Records
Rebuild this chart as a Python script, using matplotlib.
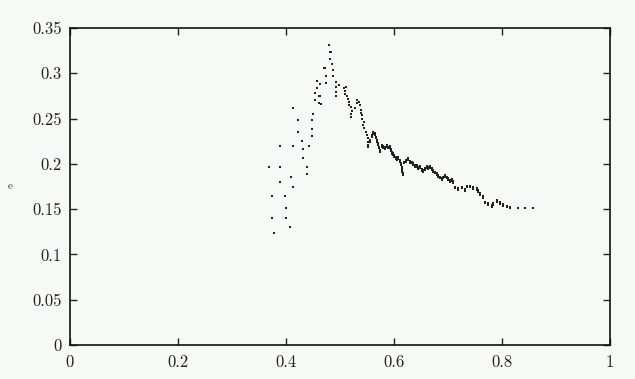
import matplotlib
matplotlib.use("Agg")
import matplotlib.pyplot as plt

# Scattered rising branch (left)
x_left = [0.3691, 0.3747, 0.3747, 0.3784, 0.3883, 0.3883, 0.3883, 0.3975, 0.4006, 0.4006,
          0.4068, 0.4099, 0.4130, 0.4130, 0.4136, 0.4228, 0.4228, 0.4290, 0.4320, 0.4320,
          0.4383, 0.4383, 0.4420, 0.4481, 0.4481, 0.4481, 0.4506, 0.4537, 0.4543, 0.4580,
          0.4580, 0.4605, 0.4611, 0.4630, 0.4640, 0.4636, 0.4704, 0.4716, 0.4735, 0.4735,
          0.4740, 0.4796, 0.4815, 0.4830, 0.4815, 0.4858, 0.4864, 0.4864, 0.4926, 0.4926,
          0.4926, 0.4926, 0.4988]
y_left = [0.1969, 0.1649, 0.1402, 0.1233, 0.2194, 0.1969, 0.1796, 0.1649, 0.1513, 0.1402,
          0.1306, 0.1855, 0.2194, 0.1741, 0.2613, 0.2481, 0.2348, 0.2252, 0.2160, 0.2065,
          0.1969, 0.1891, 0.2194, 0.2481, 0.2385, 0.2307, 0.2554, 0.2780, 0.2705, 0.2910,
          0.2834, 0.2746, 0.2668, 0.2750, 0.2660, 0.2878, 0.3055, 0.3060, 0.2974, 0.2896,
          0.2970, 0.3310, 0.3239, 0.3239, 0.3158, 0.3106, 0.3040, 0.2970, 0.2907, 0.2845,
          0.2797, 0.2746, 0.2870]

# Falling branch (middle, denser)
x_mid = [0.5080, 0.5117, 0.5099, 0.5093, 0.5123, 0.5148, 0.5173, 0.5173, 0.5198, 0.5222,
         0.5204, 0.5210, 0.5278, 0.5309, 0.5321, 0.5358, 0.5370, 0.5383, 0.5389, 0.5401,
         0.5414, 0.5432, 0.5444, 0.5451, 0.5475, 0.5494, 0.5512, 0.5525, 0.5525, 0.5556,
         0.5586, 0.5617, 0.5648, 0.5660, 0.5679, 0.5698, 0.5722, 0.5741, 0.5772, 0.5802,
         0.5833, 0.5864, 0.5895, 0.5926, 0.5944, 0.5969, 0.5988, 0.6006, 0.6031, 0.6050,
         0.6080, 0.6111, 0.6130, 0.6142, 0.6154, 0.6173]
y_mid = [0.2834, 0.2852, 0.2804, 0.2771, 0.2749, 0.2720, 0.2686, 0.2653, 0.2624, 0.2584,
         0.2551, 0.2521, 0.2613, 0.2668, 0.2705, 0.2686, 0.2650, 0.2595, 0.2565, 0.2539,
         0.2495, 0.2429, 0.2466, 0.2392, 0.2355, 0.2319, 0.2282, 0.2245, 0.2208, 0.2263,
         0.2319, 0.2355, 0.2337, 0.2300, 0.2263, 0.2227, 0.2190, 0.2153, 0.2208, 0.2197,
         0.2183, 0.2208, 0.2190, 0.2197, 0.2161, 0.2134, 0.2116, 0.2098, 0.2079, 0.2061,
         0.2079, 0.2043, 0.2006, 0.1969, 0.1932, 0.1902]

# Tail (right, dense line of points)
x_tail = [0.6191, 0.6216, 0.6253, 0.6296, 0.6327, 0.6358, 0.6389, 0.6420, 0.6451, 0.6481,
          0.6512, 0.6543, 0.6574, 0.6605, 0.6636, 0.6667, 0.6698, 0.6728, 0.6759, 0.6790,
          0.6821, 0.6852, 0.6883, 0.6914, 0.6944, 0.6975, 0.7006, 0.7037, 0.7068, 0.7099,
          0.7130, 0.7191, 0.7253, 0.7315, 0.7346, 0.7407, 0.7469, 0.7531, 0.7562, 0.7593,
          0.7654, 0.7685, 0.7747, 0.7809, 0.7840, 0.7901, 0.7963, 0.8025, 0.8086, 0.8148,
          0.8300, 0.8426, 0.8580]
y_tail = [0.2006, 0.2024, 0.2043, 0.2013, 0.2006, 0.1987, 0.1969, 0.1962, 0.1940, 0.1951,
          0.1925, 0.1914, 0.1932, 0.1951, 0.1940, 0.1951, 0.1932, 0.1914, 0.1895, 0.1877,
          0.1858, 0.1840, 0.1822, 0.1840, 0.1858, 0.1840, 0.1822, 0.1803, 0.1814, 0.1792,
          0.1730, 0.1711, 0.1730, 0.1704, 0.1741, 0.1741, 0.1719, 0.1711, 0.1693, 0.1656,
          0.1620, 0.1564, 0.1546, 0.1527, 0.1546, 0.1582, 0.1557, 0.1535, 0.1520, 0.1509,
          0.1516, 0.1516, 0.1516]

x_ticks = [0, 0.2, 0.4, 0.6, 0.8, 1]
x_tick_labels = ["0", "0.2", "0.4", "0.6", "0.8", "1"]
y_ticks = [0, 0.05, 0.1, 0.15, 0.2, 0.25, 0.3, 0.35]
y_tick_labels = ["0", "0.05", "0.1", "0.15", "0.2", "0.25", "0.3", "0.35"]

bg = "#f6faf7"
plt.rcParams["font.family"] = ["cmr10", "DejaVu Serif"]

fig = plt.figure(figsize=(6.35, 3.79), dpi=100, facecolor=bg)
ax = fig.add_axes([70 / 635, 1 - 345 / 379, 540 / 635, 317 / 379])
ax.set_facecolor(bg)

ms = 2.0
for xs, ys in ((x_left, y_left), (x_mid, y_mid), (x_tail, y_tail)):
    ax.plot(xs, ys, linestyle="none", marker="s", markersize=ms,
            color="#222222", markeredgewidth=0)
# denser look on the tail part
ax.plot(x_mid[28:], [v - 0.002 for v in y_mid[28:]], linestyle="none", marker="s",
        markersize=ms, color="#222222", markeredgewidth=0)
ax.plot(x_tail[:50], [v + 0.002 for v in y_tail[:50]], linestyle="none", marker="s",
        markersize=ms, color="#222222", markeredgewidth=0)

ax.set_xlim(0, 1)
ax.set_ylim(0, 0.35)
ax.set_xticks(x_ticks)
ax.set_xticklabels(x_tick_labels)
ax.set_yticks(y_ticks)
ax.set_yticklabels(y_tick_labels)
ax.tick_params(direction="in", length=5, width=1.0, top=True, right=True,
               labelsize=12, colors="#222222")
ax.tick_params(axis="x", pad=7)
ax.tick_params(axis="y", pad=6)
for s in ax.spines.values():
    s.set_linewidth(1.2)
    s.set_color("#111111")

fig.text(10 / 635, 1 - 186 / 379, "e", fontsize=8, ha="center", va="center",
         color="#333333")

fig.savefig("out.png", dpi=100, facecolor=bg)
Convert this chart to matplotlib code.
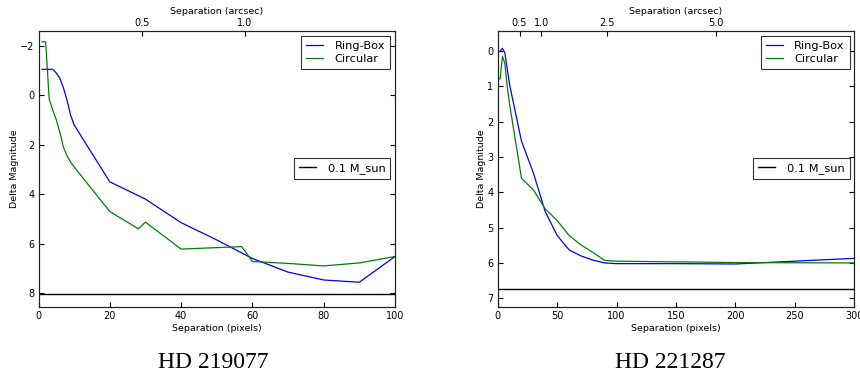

**Do this**
Without the pictures, repeat all the records word for word.

**The answer**
Rebuild this chart as a Python script, using matplotlib.
import matplotlib
matplotlib.use("Agg")
import matplotlib.pyplot as plt

# Scattered rising branch (left)
x_left = [0.3691, 0.3747, 0.3747, 0.3784, 0.3883, 0.3883, 0.3883, 0.3975, 0.4006, 0.4006,
          0.4068, 0.4099, 0.4130, 0.4130, 0.4136, 0.4228, 0.4228, 0.4290, 0.4320, 0.4320,
          0.4383, 0.4383, 0.4420, 0.4481, 0.4481, 0.4481, 0.4506, 0.4537, 0.4543, 0.4580,
          0.4580, 0.4605, 0.4611, 0.4630, 0.4640, 0.4636, 0.4704, 0.4716, 0.4735, 0.4735,
          0.4740, 0.4796, 0.4815, 0.4830, 0.4815, 0.4858, 0.4864, 0.4864, 0.4926, 0.4926,
          0.4926, 0.4926, 0.4988]
y_left = [0.1969, 0.1649, 0.1402, 0.1233, 0.2194, 0.1969, 0.1796, 0.1649, 0.1513, 0.1402,
          0.1306, 0.1855, 0.2194, 0.1741, 0.2613, 0.2481, 0.2348, 0.2252, 0.2160, 0.2065,
          0.1969, 0.1891, 0.2194, 0.2481, 0.2385, 0.2307, 0.2554, 0.2780, 0.2705, 0.2910,
          0.2834, 0.2746, 0.2668, 0.2750, 0.2660, 0.2878, 0.3055, 0.3060, 0.2974, 0.2896,
          0.2970, 0.3310, 0.3239, 0.3239, 0.3158, 0.3106, 0.3040, 0.2970, 0.2907, 0.2845,
          0.2797, 0.2746, 0.2870]

# Falling branch (middle, denser)
x_mid = [0.5080, 0.5117, 0.5099, 0.5093, 0.5123, 0.5148, 0.5173, 0.5173, 0.5198, 0.5222,
         0.5204, 0.5210, 0.5278, 0.5309, 0.5321, 0.5358, 0.5370, 0.5383, 0.5389, 0.5401,
         0.5414, 0.5432, 0.5444, 0.5451, 0.5475, 0.5494, 0.5512, 0.5525, 0.5525, 0.5556,
         0.5586, 0.5617, 0.5648, 0.5660, 0.5679, 0.5698, 0.5722, 0.5741, 0.5772, 0.5802,
         0.5833, 0.5864, 0.5895, 0.5926, 0.5944, 0.5969, 0.5988, 0.6006, 0.6031, 0.6050,
         0.6080, 0.6111, 0.6130, 0.6142, 0.6154, 0.6173]
y_mid = [0.2834, 0.2852, 0.2804, 0.2771, 0.2749, 0.2720, 0.2686, 0.2653, 0.2624, 0.2584,
         0.2551, 0.2521, 0.2613, 0.2668, 0.2705, 0.2686, 0.2650, 0.2595, 0.2565, 0.2539,
         0.2495, 0.2429, 0.2466, 0.2392, 0.2355, 0.2319, 0.2282, 0.2245, 0.2208, 0.2263,
         0.2319, 0.2355, 0.2337, 0.2300, 0.2263, 0.2227, 0.2190, 0.2153, 0.2208, 0.2197,
         0.2183, 0.2208, 0.2190, 0.2197, 0.2161, 0.2134, 0.2116, 0.2098, 0.2079, 0.2061,
         0.2079, 0.2043, 0.2006, 0.1969, 0.1932, 0.1902]

# Tail (right, dense line of points)
x_tail = [0.6191, 0.6216, 0.6253, 0.6296, 0.6327, 0.6358, 0.6389, 0.6420, 0.6451, 0.6481,
          0.6512, 0.6543, 0.6574, 0.6605, 0.6636, 0.6667, 0.6698, 0.6728, 0.6759, 0.6790,
          0.6821, 0.6852, 0.6883, 0.6914, 0.6944, 0.6975, 0.7006, 0.7037, 0.7068, 0.7099,
          0.7130, 0.7191, 0.7253, 0.7315, 0.7346, 0.7407, 0.7469, 0.7531, 0.7562, 0.7593,
          0.7654, 0.7685, 0.7747, 0.7809, 0.7840, 0.7901, 0.7963, 0.8025, 0.8086, 0.8148,
          0.8300, 0.8426, 0.8580]
y_tail = [0.2006, 0.2024, 0.2043, 0.2013, 0.2006, 0.1987, 0.1969, 0.1962, 0.1940, 0.1951,
          0.1925, 0.1914, 0.1932, 0.1951, 0.1940, 0.1951, 0.1932, 0.1914, 0.1895, 0.1877,
          0.1858, 0.1840, 0.1822, 0.1840, 0.1858, 0.1840, 0.1822, 0.1803, 0.1814, 0.1792,
          0.1730, 0.1711, 0.1730, 0.1704, 0.1741, 0.1741, 0.1719, 0.1711, 0.1693, 0.1656,
          0.1620, 0.1564, 0.1546, 0.1527, 0.1546, 0.1582, 0.1557, 0.1535, 0.1520, 0.1509,
          0.1516, 0.1516, 0.1516]

x_ticks = [0, 0.2, 0.4, 0.6, 0.8, 1]
x_tick_labels = ["0", "0.2", "0.4", "0.6", "0.8", "1"]
y_ticks = [0, 0.05, 0.1, 0.15, 0.2, 0.25, 0.3, 0.35]
y_tick_labels = ["0", "0.05", "0.1", "0.15", "0.2", "0.25", "0.3", "0.35"]

bg = "#f6faf7"
plt.rcParams["font.family"] = ["cmr10", "DejaVu Serif"]

fig = plt.figure(figsize=(6.35, 3.79), dpi=100, facecolor=bg)
ax = fig.add_axes([70 / 635, 1 - 345 / 379, 540 / 635, 317 / 379])
ax.set_facecolor(bg)

ms = 2.0
for xs, ys in ((x_left, y_left), (x_mid, y_mid), (x_tail, y_tail)):
    ax.plot(xs, ys, linestyle="none", marker="s", markersize=ms,
            color="#222222", markeredgewidth=0)
# denser look on the tail part
ax.plot(x_mid[28:], [v - 0.002 for v in y_mid[28:]], linestyle="none", marker="s",
        markersize=ms, color="#222222", markeredgewidth=0)
ax.plot(x_tail[:50], [v + 0.002 for v in y_tail[:50]], linestyle="none", marker="s",
        markersize=ms, color="#222222", markeredgewidth=0)

ax.set_xlim(0, 1)
ax.set_ylim(0, 0.35)
ax.set_xticks(x_ticks)
ax.set_xticklabels(x_tick_labels)
ax.set_yticks(y_ticks)
ax.set_yticklabels(y_tick_labels)
ax.tick_params(direction="in", length=5, width=1.0, top=True, right=True,
               labelsize=12, colors="#222222")
ax.tick_params(axis="x", pad=7)
ax.tick_params(axis="y", pad=6)
for s in ax.spines.values():
    s.set_linewidth(1.2)
    s.set_color("#111111")

fig.text(10 / 635, 1 - 186 / 379, "e", fontsize=8, ha="center", va="center",
         color="#333333")

fig.savefig("out.png", dpi=100, facecolor=bg)
Convert this chart to matplotlib code.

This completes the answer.